Sebenarnya pengusaha berharap agar ketentuan master list untuk jangka waktu satu tahun bisa dipangkas hanya tiga bulan saja dan diberikan kemudahan membuat perubahan master list minimal tiga hari sebelum barang-barang diimpor ke Batam.
Namun demikian, satu tahun atau tiga bulan ternyata tidak ada perbedaan. Waktu satu tahun atau tiga bulan sangat relatif tergantung jenis usahanya.

Johanes Kennedy, Ketua Kadin Kepri, yang sejak awal tahun lalu cukup intensif memantau perkembangan FTZ di pulau ini sudah memprediksikan bakal munculnya permasalahan saat implementasi FTZ 1 April lalu.

“Pada Februari lalu, kami sudah menyurati Menteri Keuangan agar meninjau kembali ketentuan master list dan menggantinya dengan negative list, karena di wilayah FTZ lain di dunia, tidak ada lagi yang memberlakukan ketentuan master list itu,” paparnya.

Dia mengusulkan agar ketentuan daftar induk dihapus dan pengusaha diwajibkan mengisi form PP FTZ 01 atau lebih dikenal dokumen Pemberitahuan Impor Barang (PIB), sebagai laporan setiap pemasukan barang bagi data base BC maupun BP Batam. Data base pada tahun berjalan ini dapat dijadikan patokan untuk pemasukan tahun berikutnya, dan selanjutnya dibuatkan negative list.

Pertimbangan lain, dengan ribuan items dari ribuan pemohon, apakah pengurangan quota oleh pihak bea cukai dapat dilaksanakan dengan baik? Di lapangan, untuk pengurangan quota dari master list, misalnya untuk 4.000 items dari satu perusahaan, seharusnya untuk pengurangan yang benar, maka pihak Bea Cukai seyogyanya mempunyai 4.000 item dalam stock card untuk pengurangan yang benar.

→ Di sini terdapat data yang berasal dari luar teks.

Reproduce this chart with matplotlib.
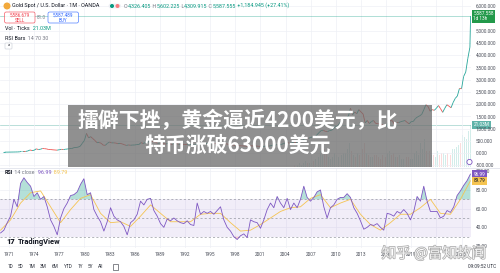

Bila tidak, maka pengurangan yang akurat juga akan tidak terpenuhi. Bila hari itu perusahaan memasukkan 300 items maka, seharusnya juga pihak bea cukai mengurangi quota dari 300 items itu dalam stock card yang ada, artinya mencari dan mendata kembali 300 items itu juga pada masterlist yg ada.
“Ini satu hal yang akan sangat memakan waktu. Untuk updating record dalam rangka pengawasan, ketentuan ini akan justru sia-sia dan sangat tidak mungkin,” papar Jhon.

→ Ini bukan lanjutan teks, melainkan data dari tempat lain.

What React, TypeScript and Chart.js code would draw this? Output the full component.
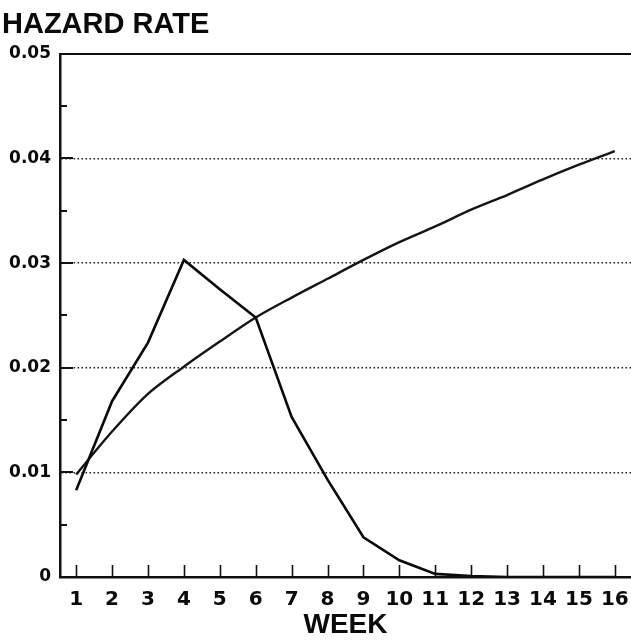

Bagaimana tanggapan pemerintah terhadap ketentuan master list tersebut? Menteri Perdagangan Mari Pangestu dalam satu kesempatan di Jakarta menyatakan ketentuan tersebut ditetapkan setelah pemerintah menggelar diskusi dengan pengusaha Batam beberapa bulan lalu sebelum serangkaian peraturan Menteri Keuangan dan Perdagangan diterbitkan.

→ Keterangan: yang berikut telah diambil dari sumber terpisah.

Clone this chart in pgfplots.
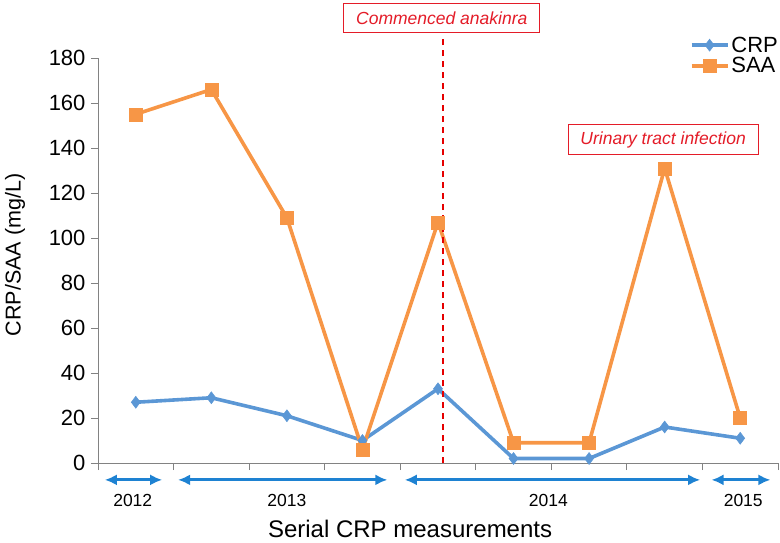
\documentclass[border=0pt]{standalone}
\usepackage{pgfplots}
\pgfplotsset{compat=1.18}
\usepackage{fontspec}
\setmainfont{Liberation Sans}
\usetikzlibrary{arrows.meta}
\definecolor{crpblue}{RGB}{91,151,213}
\definecolor{saaorange}{RGB}{247,150,70}
\definecolor{arrowblue}{RGB}{30,130,210}
\definecolor{annred}{RGB}{228,28,40}
\definecolor{axgray}{RGB}{130,130,130}
\begin{document}
\begin{tikzpicture}
\path[use as bounding box] (-98pt,-79pt) rectangle (682pt,463pt);
\begin{axis}[
  scale only axis,
  width=680pt, height=405pt,
  at={(0,0)}, anchor=south west,
  xmin=0, xmax=9, ymin=0, ymax=180,
  axis x line*=bottom, axis y line*=left,
  axis line style={axgray, line width=0.8pt},
  xtick={0,...,9}, xticklabels={},
  ytick={0,20,...,180},
  tick align=outside,
  major tick length=7pt,
  tick style={axgray, line width=0.8pt},
  /pgf/number format/assume math mode=true,
  yticklabel style={font=\fontsize{22}{26}\selectfont, xshift=-2pt},
  ylabel={CRP/SAA (mg/L)},
  ylabel style={font=\fontsize{21.5}{24}\selectfont, at={(axis description cs:-0.122,0.514)}, anchor=center},
  xlabel={Serial CRP measurements},
  xlabel style={font=\fontsize{24}{27}\selectfont, at={(axis description cs:0.459,-0.163)}, anchor=center},
  clip=false,
  legend style={draw=none, fill=none, at={(rel axis cs:0.870,1.058)}, anchor=north west,
    font=\fontsize{22}{24}\selectfont, inner sep=0pt, row sep=0pt,
    /tikz/every even column/.append style={column sep=3pt}},
  legend cell align=left,
  legend image code/.code={\draw[mark repeat=2,mark phase=2,#1] plot coordinates {(0pt,0pt) (18pt,0pt) (36pt,0pt)};},
]
\addplot[color=crpblue, line width=3.6pt, mark=diamond*, mark size=6pt, mark options={fill=crpblue, line width=0.5pt}]
coordinates {(0.5,27) (1.5,29) (2.5,21) (3.5,10) (4.5,33) (5.5,2) (6.5,2) (7.5,16) (8.5,11)};
\addlegendentry{CRP}
\addplot[color=saaorange, line width=3.6pt, mark=square*, mark size=6.5pt, mark options={fill=saaorange, line width=0.5pt}]
coordinates {(0.5,155) (1.5,166) (2.5,109) (3.5,6) (4.5,107) (5.5,9) (6.5,9) (7.5,131) (8.5,20)};
\addlegendentry{SAA}
\addplot[forget plot, draw=red!90!black, line width=1.9pt, dash pattern=on 6pt off 5pt]
coordinates {(4.57,0) (4.57,190)};

\node[draw=annred, line width=1pt, fill=white, text=annred, font=\fontsize{17.5}{20}\selectfont\itshape,
  minimum width=196pt, minimum height=29pt, inner sep=0pt] at (axis cs:4.55,197.6) {Commenced anakinra};
\node[draw=annred, line width=1pt, fill=white, text=annred, font=\fontsize{17.5}{20}\selectfont\itshape,
  minimum width=190pt, minimum height=30pt, inner sep=0pt] at (axis cs:7.48,143.6) {Urinary tract infection};

\draw[{Latex[length=12pt,width=11pt]}-{Latex[length=12pt,width=11pt]}, arrowblue, line width=3pt] (axis cs:0.09,-7.5) -- (axis cs:0.85,-7.5);
\draw[{Latex[length=12pt,width=11pt]}-{Latex[length=12pt,width=11pt]}, arrowblue, line width=3pt] (axis cs:1.06,-7.5) -- (axis cs:3.83,-7.5);
\draw[{Latex[length=12pt,width=11pt]}-{Latex[length=12pt,width=11pt]}, arrowblue, line width=3pt] (axis cs:4.06,-7.5) -- (axis cs:7.97,-7.5);
\draw[{Latex[length=12pt,width=11pt]}-{Latex[length=12pt,width=11pt]}, arrowblue, line width=3pt] (axis cs:8.12,-7.5) -- (axis cs:8.9,-7.5);
\node[font=\fontsize{17.5}{20}\selectfont] at (axis cs:0.46,-16.6) {2012};
\node[font=\fontsize{17.5}{20}\selectfont] at (axis cs:2.5,-16.6) {2013};
\node[font=\fontsize{17.5}{20}\selectfont] at (axis cs:5.96,-16.6) {2014};
\node[font=\fontsize{17.5}{20}\selectfont] at (axis cs:8.54,-16.6) {2015};
\end{axis}
\end{tikzpicture}
\end{document}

Bahkan Diah Maulida, Dirjen Perdagangan Luar Negeri Depdag menegaskan pengusaha hanya butuh waktu untuk beradaptasi dengan peraturan baru tersebut, jadi wajar bila pada saat-saat awal ini terjadi kesulitan.

BP Batam sendiri terus berbenah memperbaiki sistem administrasi instansinya. Setelah 20 hari memberikan keringanan kepada pengusaha berupa izin sementara impor barang, maka pada 21 April lalu, instansi itu mencabut ketentuan tersebut.

"Sesuai keputusan BP FTZ Batam, mulai 21 April 2009 [hari ini] seluruh aturan izin usaha berlaku efektif, jadi kami tidak akan mengeluarkan izin sementara pengeluaran barang," ujar Kepala Biro Humas Otorita Batam/ BP FTZ Batam Rustam H. Hutapea, di Batam, kemarin.

Dia menegaskan BP Batam tidak akan lagi memberikan toleransi dan akan menahan pengeluaran barang impor di pelabuhan resmi FTZ apabila masih ada importir yang belum mengantongi surat izin usaha dari BP FTZ Batam.

Toleransi itu diakhiri karena jumlah perusahaan pengimpor yang mengantongi izin usaha sudah berjumlah lebih dari 500 perusahaan, atau sudah lebih banyak dibandingkan dengan perusahaan yang belum mengantonginya.

Pemerintah boleh saja berkeyakinan tidak ada yang salah dengan ketentuan master list itu, tapi suara-suara keberatan dari para pengusaha terus saja masuk ke sekretariat Kadin Kepri. Akankah ada jalan keluar yang menguntungkan kedua belah pihak?

Pada Rabu, 29 April lalu telah digelar rapat gabungan yang dihadiri oleh Ketua DK FTZ, Kepala BP Batam, dan pengusaha. Rapat pun menyepakati untuk menyusun sebuah matriks evaluasi implementasi FTZ di Batam untuk diberikan kepada pejabat berwenang.